▶ **YOUR TASK**
Below are some entries. Transcribe the lines from the one holding "Output the component" to the one holding "Chart.register(...registerables);", inclusive, but not the pictures among them.

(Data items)
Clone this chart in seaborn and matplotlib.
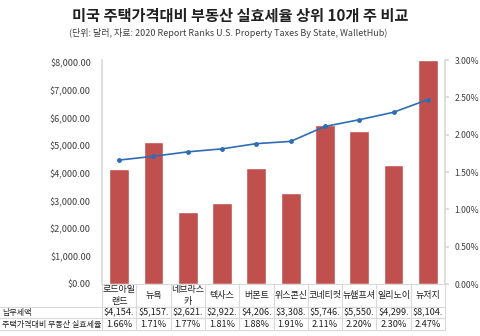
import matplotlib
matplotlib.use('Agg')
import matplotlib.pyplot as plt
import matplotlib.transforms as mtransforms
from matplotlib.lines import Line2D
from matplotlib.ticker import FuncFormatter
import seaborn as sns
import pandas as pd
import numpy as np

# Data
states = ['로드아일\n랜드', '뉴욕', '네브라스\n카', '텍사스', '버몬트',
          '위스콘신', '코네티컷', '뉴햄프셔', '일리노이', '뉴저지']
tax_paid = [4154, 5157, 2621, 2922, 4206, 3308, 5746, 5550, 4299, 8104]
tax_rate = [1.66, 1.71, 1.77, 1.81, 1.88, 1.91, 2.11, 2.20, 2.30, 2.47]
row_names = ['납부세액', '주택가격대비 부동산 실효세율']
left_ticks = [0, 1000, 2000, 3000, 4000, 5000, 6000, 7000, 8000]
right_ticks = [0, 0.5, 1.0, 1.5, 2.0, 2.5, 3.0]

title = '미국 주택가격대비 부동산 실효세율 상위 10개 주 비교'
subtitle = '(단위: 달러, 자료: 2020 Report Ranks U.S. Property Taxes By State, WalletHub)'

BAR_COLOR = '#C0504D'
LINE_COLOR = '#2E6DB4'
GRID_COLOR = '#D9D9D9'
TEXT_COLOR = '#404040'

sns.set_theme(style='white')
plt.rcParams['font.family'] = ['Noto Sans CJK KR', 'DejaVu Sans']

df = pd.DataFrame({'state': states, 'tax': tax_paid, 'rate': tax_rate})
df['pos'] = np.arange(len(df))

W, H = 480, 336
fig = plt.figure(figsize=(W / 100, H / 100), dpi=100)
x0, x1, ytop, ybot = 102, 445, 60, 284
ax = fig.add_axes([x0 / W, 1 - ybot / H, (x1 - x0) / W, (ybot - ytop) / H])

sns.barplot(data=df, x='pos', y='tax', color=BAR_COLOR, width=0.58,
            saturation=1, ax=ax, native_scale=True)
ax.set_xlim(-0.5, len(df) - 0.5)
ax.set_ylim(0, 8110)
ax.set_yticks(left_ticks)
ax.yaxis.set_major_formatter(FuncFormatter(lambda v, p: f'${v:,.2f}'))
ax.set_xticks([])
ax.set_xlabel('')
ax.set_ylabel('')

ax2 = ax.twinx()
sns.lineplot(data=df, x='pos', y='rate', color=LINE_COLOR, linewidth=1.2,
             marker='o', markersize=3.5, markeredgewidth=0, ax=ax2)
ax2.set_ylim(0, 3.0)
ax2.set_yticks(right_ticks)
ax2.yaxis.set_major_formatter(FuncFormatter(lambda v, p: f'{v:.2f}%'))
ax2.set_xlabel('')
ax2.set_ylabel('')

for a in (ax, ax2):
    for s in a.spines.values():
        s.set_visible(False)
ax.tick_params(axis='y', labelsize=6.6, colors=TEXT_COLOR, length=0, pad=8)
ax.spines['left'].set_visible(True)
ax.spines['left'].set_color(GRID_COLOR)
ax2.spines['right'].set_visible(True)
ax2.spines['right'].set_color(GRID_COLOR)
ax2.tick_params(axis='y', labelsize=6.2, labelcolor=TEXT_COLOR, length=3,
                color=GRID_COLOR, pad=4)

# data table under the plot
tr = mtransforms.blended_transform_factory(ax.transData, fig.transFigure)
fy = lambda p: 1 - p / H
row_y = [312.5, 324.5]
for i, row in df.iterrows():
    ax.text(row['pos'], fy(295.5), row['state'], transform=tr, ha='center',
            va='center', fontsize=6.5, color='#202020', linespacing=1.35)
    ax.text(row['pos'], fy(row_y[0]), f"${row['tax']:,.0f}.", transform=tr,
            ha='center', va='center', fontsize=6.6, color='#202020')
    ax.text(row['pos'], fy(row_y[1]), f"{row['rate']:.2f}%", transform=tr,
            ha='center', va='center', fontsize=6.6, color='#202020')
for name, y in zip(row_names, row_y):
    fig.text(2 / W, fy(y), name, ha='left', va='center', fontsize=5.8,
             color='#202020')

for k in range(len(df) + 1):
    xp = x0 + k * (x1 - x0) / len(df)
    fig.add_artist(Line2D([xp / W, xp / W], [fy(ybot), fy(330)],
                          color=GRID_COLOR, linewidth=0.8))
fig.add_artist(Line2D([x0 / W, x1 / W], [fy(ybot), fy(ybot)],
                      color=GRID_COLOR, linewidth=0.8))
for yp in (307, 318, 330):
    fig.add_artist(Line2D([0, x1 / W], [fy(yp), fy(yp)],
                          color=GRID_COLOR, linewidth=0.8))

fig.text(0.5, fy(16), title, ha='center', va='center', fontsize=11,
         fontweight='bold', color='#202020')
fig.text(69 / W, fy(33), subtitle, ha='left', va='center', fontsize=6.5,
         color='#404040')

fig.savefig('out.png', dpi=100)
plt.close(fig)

---

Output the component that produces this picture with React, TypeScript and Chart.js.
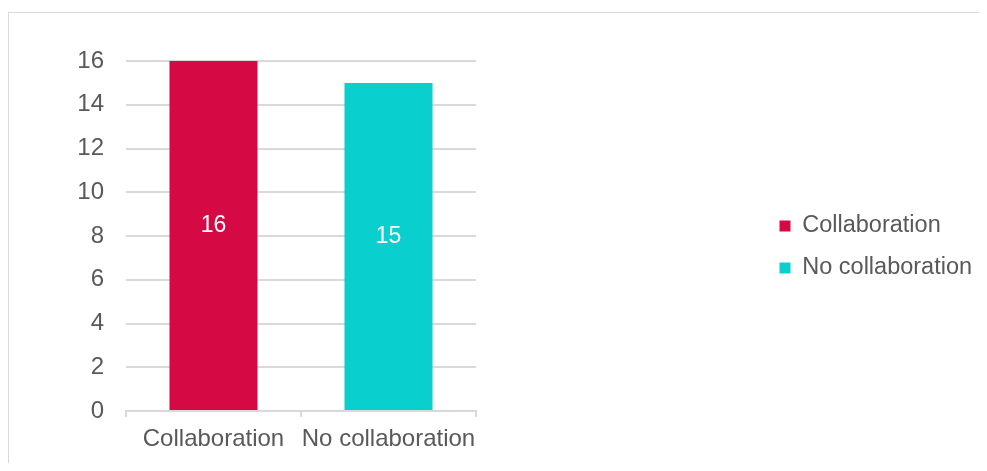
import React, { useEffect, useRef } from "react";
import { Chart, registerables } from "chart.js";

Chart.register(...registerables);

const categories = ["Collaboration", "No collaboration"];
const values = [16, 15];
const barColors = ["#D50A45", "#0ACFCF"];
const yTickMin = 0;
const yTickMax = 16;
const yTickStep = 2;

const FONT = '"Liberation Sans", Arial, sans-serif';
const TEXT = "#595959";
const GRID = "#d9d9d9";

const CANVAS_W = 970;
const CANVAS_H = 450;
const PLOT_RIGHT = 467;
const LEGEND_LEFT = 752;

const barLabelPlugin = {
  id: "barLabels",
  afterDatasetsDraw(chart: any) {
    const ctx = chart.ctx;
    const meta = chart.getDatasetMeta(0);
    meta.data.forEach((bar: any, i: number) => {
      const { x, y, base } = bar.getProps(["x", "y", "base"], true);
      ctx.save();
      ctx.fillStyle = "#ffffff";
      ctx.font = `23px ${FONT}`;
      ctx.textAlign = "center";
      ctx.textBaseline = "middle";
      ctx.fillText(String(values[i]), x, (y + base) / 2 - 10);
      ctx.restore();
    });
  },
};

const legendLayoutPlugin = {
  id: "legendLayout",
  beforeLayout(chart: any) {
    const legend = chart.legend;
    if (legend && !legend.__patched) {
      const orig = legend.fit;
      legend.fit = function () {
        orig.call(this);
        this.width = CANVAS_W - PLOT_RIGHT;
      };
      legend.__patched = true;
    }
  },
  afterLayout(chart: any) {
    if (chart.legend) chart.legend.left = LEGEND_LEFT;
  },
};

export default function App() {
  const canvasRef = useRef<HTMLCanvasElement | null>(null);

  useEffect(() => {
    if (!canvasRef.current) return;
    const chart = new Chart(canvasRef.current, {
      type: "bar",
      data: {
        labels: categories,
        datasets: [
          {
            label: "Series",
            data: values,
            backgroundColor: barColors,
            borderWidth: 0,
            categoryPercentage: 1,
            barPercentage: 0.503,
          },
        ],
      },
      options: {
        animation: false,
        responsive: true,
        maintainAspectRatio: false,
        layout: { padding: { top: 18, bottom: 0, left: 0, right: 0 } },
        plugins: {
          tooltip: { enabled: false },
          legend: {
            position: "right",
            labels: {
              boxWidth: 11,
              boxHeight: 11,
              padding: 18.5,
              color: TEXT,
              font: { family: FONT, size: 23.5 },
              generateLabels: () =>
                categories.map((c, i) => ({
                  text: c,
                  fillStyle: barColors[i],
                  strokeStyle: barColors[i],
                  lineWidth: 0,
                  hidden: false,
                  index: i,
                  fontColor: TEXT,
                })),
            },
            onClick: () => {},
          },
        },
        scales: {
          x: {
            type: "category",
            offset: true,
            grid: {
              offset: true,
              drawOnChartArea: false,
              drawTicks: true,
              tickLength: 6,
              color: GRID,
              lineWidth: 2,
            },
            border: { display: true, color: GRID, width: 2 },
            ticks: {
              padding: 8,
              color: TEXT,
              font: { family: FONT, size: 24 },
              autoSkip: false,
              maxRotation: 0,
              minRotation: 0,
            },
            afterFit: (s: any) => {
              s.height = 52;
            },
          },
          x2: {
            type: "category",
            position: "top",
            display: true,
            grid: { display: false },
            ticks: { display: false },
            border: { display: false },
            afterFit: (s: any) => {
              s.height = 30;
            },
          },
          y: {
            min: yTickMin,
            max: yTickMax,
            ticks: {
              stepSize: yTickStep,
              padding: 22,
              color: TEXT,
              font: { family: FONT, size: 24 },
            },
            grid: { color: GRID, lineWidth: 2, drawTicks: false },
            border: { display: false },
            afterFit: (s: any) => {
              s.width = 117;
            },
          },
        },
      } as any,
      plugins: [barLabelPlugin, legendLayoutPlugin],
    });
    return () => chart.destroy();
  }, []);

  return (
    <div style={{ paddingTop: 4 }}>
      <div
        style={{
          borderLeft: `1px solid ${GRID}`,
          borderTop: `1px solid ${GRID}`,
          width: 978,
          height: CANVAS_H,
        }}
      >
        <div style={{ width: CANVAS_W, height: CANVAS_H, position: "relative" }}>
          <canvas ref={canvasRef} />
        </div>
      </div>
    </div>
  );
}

▶ **RIGHT ANSWER**
Output the component that produces this picture with React, TypeScript and Chart.js.
import React, { useEffect, useRef } from "react";
import { Chart, registerables } from "chart.js";

Chart.register(...registerables);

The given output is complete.